İstanbul 8. Sulh Ceza Hakimliği'nde 3 Temmuz günü yapılan sorgu sonrası tutuklanan Oğuzhan K.’nin avukatı Av. Ergün Karaduman ise, olayın olduğu tarihte müvekkilinin şehir dışında olduğunu vurguladı. Bu olay, kalem personeli tarafından müvekkile haber verildiği gibi hemen geliyor ve tutanak tutuluyor. Evraklar, sistem üzerinden gönderilmemiş. Bu işlemlerin, adliyede hangi bilgisayardan yapıldığının tespitini istiyoruz. Kamera kayıtları çıkarılsın. Noteri ayarladıklarını düşünüyoruz. Noterin ifadesi alınmadı. Elektronik imzanın kullanılıp kullanılmadığı de belli değil. Müvekkilin kaçma şüphesi olmadığı gibi, 20 saat adli makam aradı” ifadelerini kullandı.
Devri yapılan araçlar arasında Audi Q7 marka bir lüks otomobil de yer aldı.
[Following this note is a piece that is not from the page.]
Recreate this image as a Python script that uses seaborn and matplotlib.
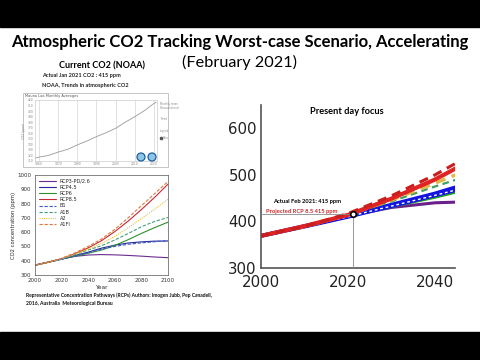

'SEN YAPTIN KABUL ET' BASKISI YAPILDI
Av. Ergün Karaduman, Halktv.com.tr’ye yaptığı açıklamada ise “Müvekkilimiz 20 saatin sonunda müşteki olarak şikâyet dilekçesini vermek için bir adli makam bulduğunda, başsavcı vekili, müvekkilimize ‘sen yaptın kabul et’ diye baskı yapmış. Söz konusu dosyaya gizlilik karar aldırmak için mahkeme-mahkeme gezdirilmiş. Dosyadaki en vahim olay ise polis fezlekesi. Fezleke hiçbir delile dayanmadan dosyaya resmi belge olarak konulmuş. Müvekkilimiz, mağdur olduğu bu olayla ilgili hiçbir delile dayanmadan tutuklandı. İlgililer hakkında suç duyurusunda bulunacağız” dedi.